S. Everything You Wanted to Know about the University of Wisconsin Flexible Option but Were Afraid to Ask!
Aaron Brower, interim provost and vice chancellor and special assistant to the president for Educational Strategies, University of Wisconsin-Extension; and Rebecca Karoff, senior special assistant to the senior vice president of academic and student affairs, University of Wisconsin System
The UW Flexible Option program is a portfolio of degrees, certificates and courses drawn primarily from the UW System’s existing program array. These programs will be offered through formats that are self-paced, competency-based and built on best-practice educational principles and learning science, including learning-outcomes assessment and instructional design principles. Students will be able to receive skill and knowledge from anywhere—from traditional place-based courses, to online material, to work and practical experiences, to structured internships and service projects. This session is designed to explain some of the program’s complexities and most distinctive features and provide higher education professionals working with adult and non-traditional students information they can use to guide their students towards fulfilling their educational goals.

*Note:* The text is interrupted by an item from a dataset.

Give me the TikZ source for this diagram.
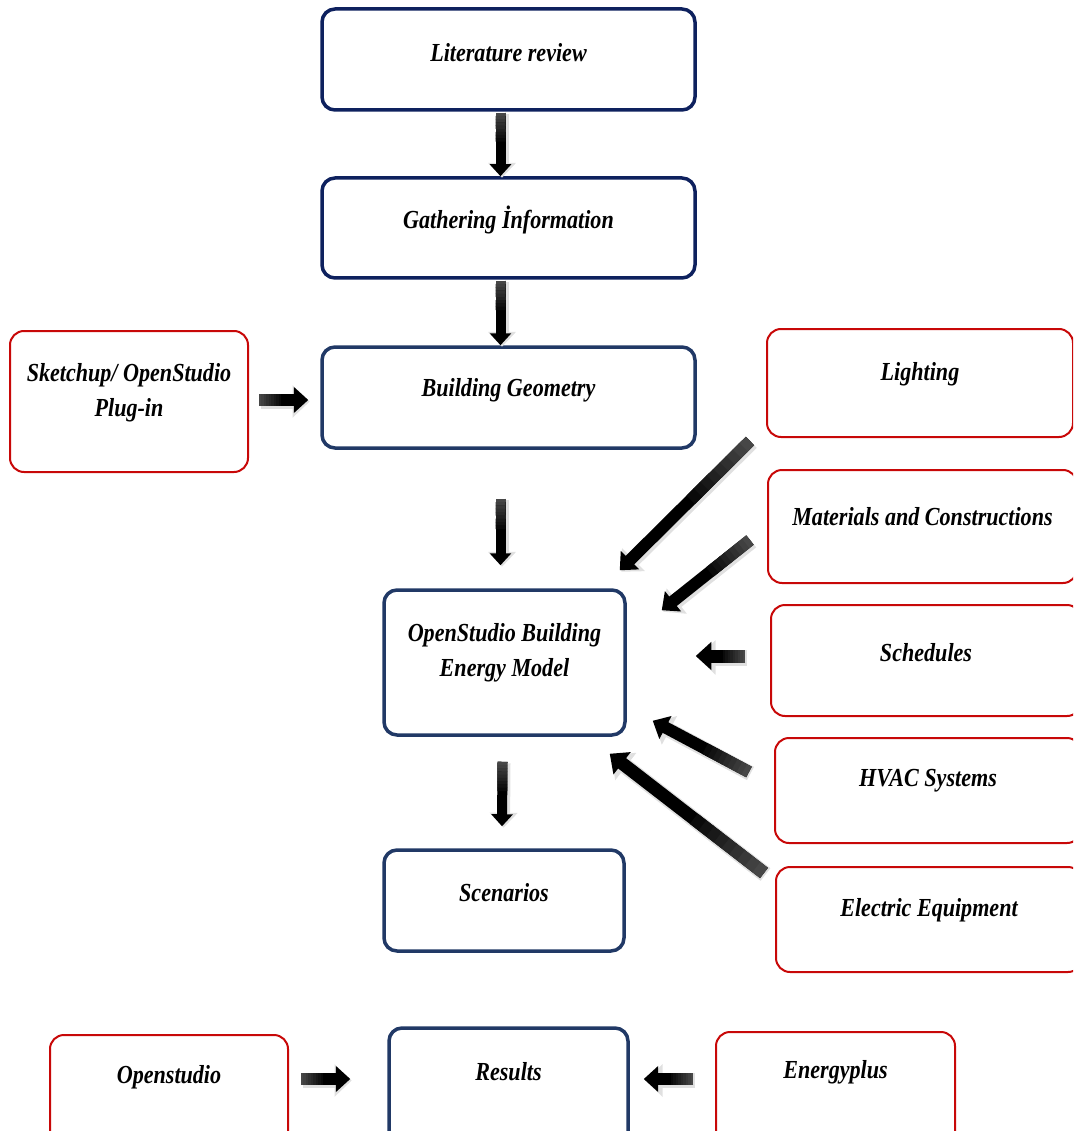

T. Madison Area Technical College's Orientation to Online and Accelerated Learning
Shawna Carter, associate dean; and Carly Brady, project leader, School of Online and Accelerated Learning, Madison Area Technical College
The School of Online and Accelerated Learning created an orientation to online and accelerated course formats and is delivered through Blackboard. This session will discuss the orientation, which includes student testimonials, resources, and a required self-assessment to assist students with their decision to register for an alternative format course for the first time.